KPI Evaluator – a tool for monitoring city developments and their comparisons

Within the Energy & Environment subproject, Apsolon is exploring the concept of urban monitoring and management systems by developing key performance indicators – KPI Evaluator, which aims to improve energy systems and environmental monitoring systems in the smart cities. The KPI Evaluator will develop a transparent and balanced, scalable conceptual evaluation framework with associated metrics and a budget and analytics application platform for dynamic management and decision support in the function of optimizing resource management and smart cities sustainable development.

The starting point in this solution development is the data collection and monitoring based on which cities will be able to decide on future development. Namely, with the development of this solution, cities in Croatia will be able to monitor key and relevant indicators in the field of energy efficiency and sustainable environment, but also other aspects of the city management through an innovative and interactive presentation platform. The system will enable monitoring of development through a system of key performance indicators over time, as well as a comparison of two or more cities.

The composite indices

The task within this project activity was to formalize the process of composite indices calculation, which have recently become increasingly recognized as a very useful tool in analyzing individual policies and communicating to the public. All indicators are grouped into four large groups, which will be used to measure a stage of an individual city development in Croatia based on several different indicators:

  1. Economy and labor market;
  2. Energetics, environmental, transport, and spatial planning monitoring;
  3. Education, sports, culture and civil society, health and social welfare;
  4. Management and IT.

Based on a number of indicators in each of the four mentioned groups, four composite indices are calculated for each city, and based on these indices, the cities are compared and given the possibility to monitor their own development over time. For example, within the composite index Economy and labor market some of the indicators are development index, number of companies, total revenues and receipts of the city budget, number and value of implemented EU projects led by the city, city companies and city budget users, speed of building permits issuance, budget proportion intended for the entrepreneurship and crafts development, number of tourist arrivals, employment rate, etc.

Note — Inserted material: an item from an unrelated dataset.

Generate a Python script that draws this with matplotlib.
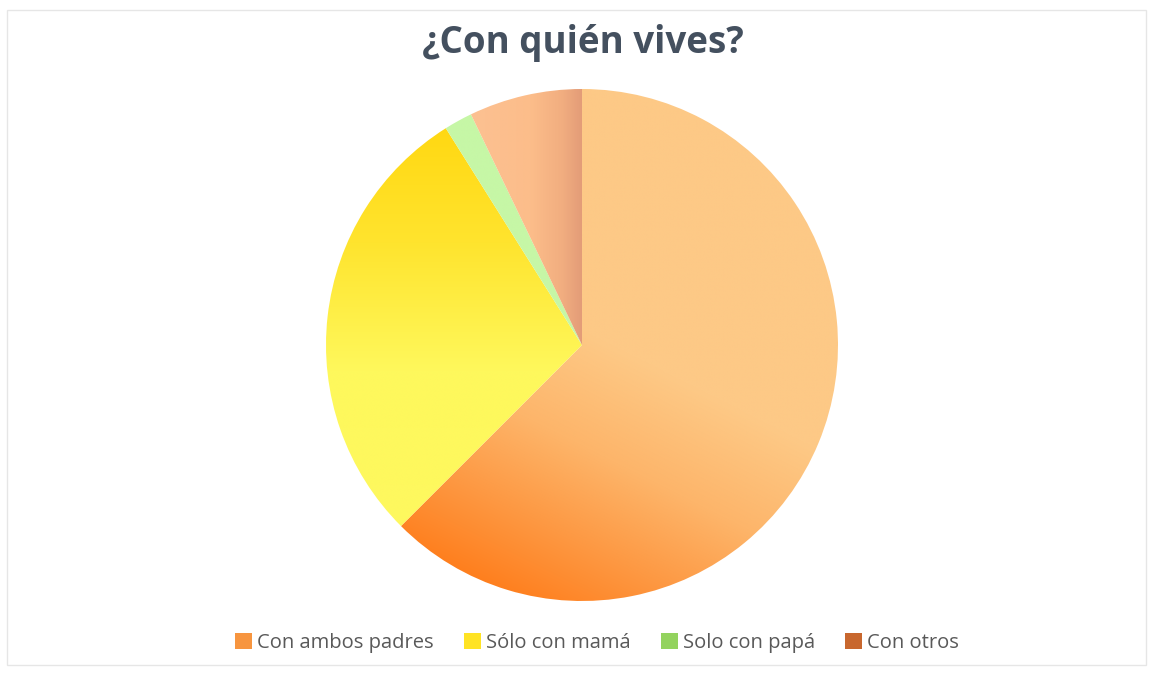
import numpy as np
import matplotlib.pyplot as plt
from matplotlib.patches import Patch, Rectangle
from matplotlib.colors import to_rgb

# datos de la encuesta
etiquetas = ['Con ambos padres', 'Sólo con mamá', 'Solo con papá', 'Con otros']
valores = [35, 16, 1, 4]
titulo = '¿Con quién vives?'

colores_leyenda = ['#F7953F', '#FFE324', '#93D35E', '#C8672E']

fig = plt.figure(figsize=(11.49, 6.73), dpi=100)
fig.patches.append(Rectangle((7/1149, 8/673), 1139/1149, 655/673, transform=fig.transFigure,
                             fill=False, edgecolor='#E6E6E6', linewidth=1))

ax = fig.add_axes([(582-256)/1149, (673-345-256)/673, 512/1149, 512/673])
wedges, _ = ax.pie(valores, startangle=90, counterclock=False, radius=1,
                   colors=['none']*4, wedgeprops=dict(linewidth=0))
ax.set_xlim(-1, 1)
ax.set_ylim(-1, 1)
ax.set_aspect('equal')
ax.axis('off')

# rejilla para los degradados
n = 600
xs = np.linspace(-1, 1, n)
X, Y = np.meshgrid(xs, xs[::-1])

def rampa(t, paradas):
    # interpolacion por tramos entre colores
    pos = [p for p, c in paradas]
    cols = np.array([to_rgb(c) for p, c in paradas])
    t = np.clip(t, pos[0], pos[-1])
    out = np.zeros(t.shape + (3,))
    for k in range(3):
        out[..., k] = np.interp(t, pos, cols[:, k])
    return out

# con ambos padres: claro arriba-derecha, naranja fuerte abajo-izquierda
d = np.array([-0.45, -0.89])
d = d / np.linalg.norm(d)
s = X*d[0] + Y*d[1]
img0 = rampa(s, [(-0.05, '#FDC986'), (0.35, '#FDB56A'), (0.7, '#FD9842'), (1.0, '#FF7F1E')])

# solo con mama: dorado arriba, amarillo claro abajo
img1 = rampa(-Y, [(-0.85, '#FFD812'), (-0.4, '#FFE42E'), (0.1, '#FEF85C'), (1.0, '#FEF860')])

# solo con papa: verde claro
img2 = rampa(Y, [(-1, '#C6F7A6'), (1, '#C6F7A6')])

# con otros: melocoton con borde derecho mas oscuro
img3 = rampa(X, [(-0.5, '#FCC294'), (-0.2, '#FCBD8A'), (-0.08, '#F2AE80'), (0.0, '#E39C78')])

for w, img in zip(wedges, [img0, img1, img2, img3]):
    im = ax.imshow(img, extent=[-1, 1, -1, 1], interpolation='bilinear', zorder=1)
    im.set_clip_path(w)

ax.set_xlim(-1, 1)
ax.set_ylim(-1, 1)

fig.text(583/1149, 1 - 43/673, titulo, ha='center', va='center', fontsize=26.5,
         fontweight='bold', color='#44505F', family=['Open Sans', 'DejaVu Sans'])

handles = [Patch(facecolor=c, edgecolor='none') for c in colores_leyenda]
leg = fig.legend(handles, etiquetas, loc='center', bbox_to_anchor=(597/1149, 1 - 643/673),
                 ncol=4, frameon=False, handlelength=0.85, handleheight=0.85,
                 handletextpad=0.25, columnspacing=1.5,
                 prop={'family': ['Open Sans', 'DejaVu Sans'], 'size': 14.5})
for t in leg.get_texts():
    t.set_color('#595959')

fig.savefig('out.png', dpi=100, facecolor='white')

On the other hand, within the composite index Energetics, environmental, transport, and spatial planning monitoring the indicators are the total length of roads intended for public transport (in km), the number of passengers transported in public transport per year, the number of electric cars charging stations in the city, city budget portion intended for improving mobility, annual electricity consumption in the public lighting sector (MWh/km2), annual energy consumption of public buildings per capita (MWh/pc), number of installed systems for electricity production from renewable sources in the final customers, proportion of days in the year when the air quality was good, proportion of green areas in the city in comparison to the housing area, etc.

Some of the indicators within the composite index Education, sports, culture and civil society, health and social welfare are the vital index, the number of immigrants and emigrants, the number of students (primary, secondary and higher education), the proportion of highly educated within the total population, the average age, etc.   Finally, the composite index Management and IT collects data related to the speed of answering citizens’ inquiries by the website contacts, number of conducted public consultations, number of open data sets, possibility of participatory budgeting, percentage of households using the broadband Internet covered by 5G mobile network, etc.

Testing the index calculation methodology

During the industrial research, the Apsolon experts conducted a test study of the developed methodology for calculating four composite indices. For this purpose, publicly available data from the eight Croatian cities (Rijeka, Slavonski Brod, Osijek, Karlovac, Labin, Zagreb, Gospić and Pregrada) were collected and processed, replacing data that were not publicly available with simulated values. Comparing the obtained results with the 2021 Digital Readiness Analysis of the Croatian Cities results, which were conducted by Apsolon this year as well, and based on the available historical data and expertise, it was determined that the developed methodology was well defined and provides credible results. In the next phases of the research, all developed indices will be updated and based on that, if necessary, the proposed methodology will be further optimized in order to obtain even better results.